COLLABORATION

KAM, Africa's automotive lobby partner in industry growth plan

The Kenyan government has been keen to support car makers, assemblers in the country.

In Summary

•The associations are focused on scaling up production, increasing trade, and driving the global competitiveness of Kenya’s automotive sector.

•Kenya’s automotive industry is the most established in the region.

African Association of Automotive Manufacturers CEO Dave Coffey, KAM Chief Operating Officer Tobias Alando and KAM automotive sector chair Ashit Shah during the signing of a partnership deal in Nairobi/HANDOUT
African Association of Automotive Manufacturers CEO Dave Coffey, KAM Chief Operating Officer Tobias Alando and KAM automotive sector chair Ashit Shah during the signing of a partnership deal in Nairobi/HANDOUT

Kenya Association of Manufacturers (KAM) has partnered with the African Association of Automotive Manufacturers (AAAM) to drive growth in Kenya's automobile-making industry.

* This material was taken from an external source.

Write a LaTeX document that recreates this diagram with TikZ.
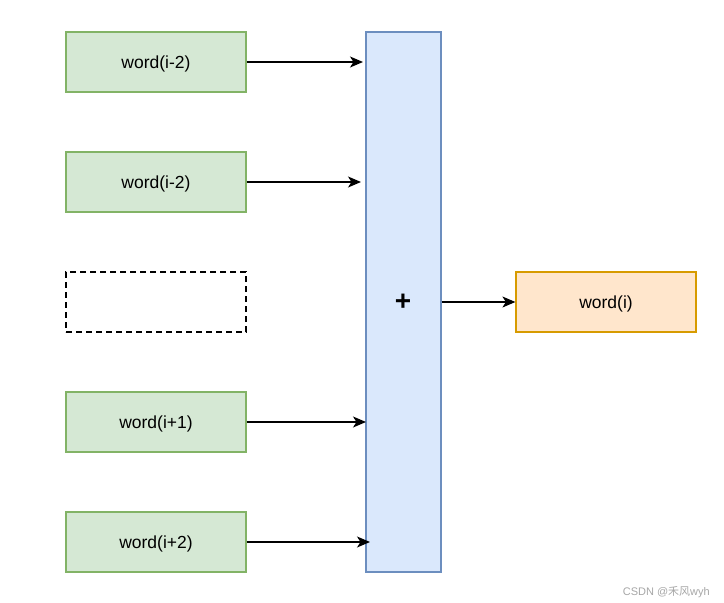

This will be achieved by scaling up production, increasing trade, and driving the global competitiveness of Kenya’s automotive sector, the two entities said on Thursday.

It comes at a time the government is keen to support car makers and assemblers in the country, in a job creation drive and taming the high used-car imports.

National Treasury has in 2022-23 budget given tax incentives targeted at the sector, which according to CS Ukur Yatani, it has gained traction.

In order to encourage more investment, especially in the manufacture of passenger motor vehicles locally, he proposed to exempt from VAT inputs and raw materials used in the manufacture of passenger motor vehicles.

Additionally, he proposed to exempt locally manufactured passenger motor vehicles from VAT.

Currently, locally assembled motor vehicles are exempt from excise duty.

“This is aimed at encouraging investment in this sector and enhancing competitiveness of locally manufactured passenger motor vehicles,” Yatani said.

Speaking during the MoU signing ceremony, AAAM chief executive Dave Coffey predicted that with a progressive policy, Kenya’s automotive industry is set to increase its market share locally and regionally. 

“The increased focus on building value chains and enhancing trade shall spur the demand for automotive industry products,"Coffey said.

An enabling business environment attracts investors, he said, citing countries such as  Morocco and South Africa, which have thriving automotive industries.

He said through the partnership, the associations will collaborate to enhance scale, spur industrialisation and deepen localisation of goods manufactured by Kenya’s automotive industry.

KAM Chief Operating Officer Tobias Alando expressed the association’s optimism that the partnership shall give impetus to the automotive industry in the country. 

Kenya’s automotive industry is the most established in the region.

"However, it continues to face challenges, such as shortage of skilled labour force, low levels of research and development and lack of long-term financial solutions for the sector to enable investments in technology," Alando said.

He said by collaborating with AAAM, the associations will continue to develope automotive policies geared towards positioning Kenya as a production and trade hub, integrating EAC into the value chain and providing market linkages for sector players.

The MoU was signed during AAAM’s visit to Kenya, aimed at enabling participants to understand Kenya’s automotive industry and providing linkages with investors.  

Meanwhile, the number of new cars sold in Kenya in the year to August fell 38.6 per cent, industry data shows, recording the lowest eight-month sales in the last 15 years.

A total of 8,752 units were sold between January and August when the country held its general elections, Kenya Motor Industry Association (KMIA) indicates in its latest numbers.

This is down when compared to 14,250 units sold in the same period last year, comprising of both completely built unit and knocked downs.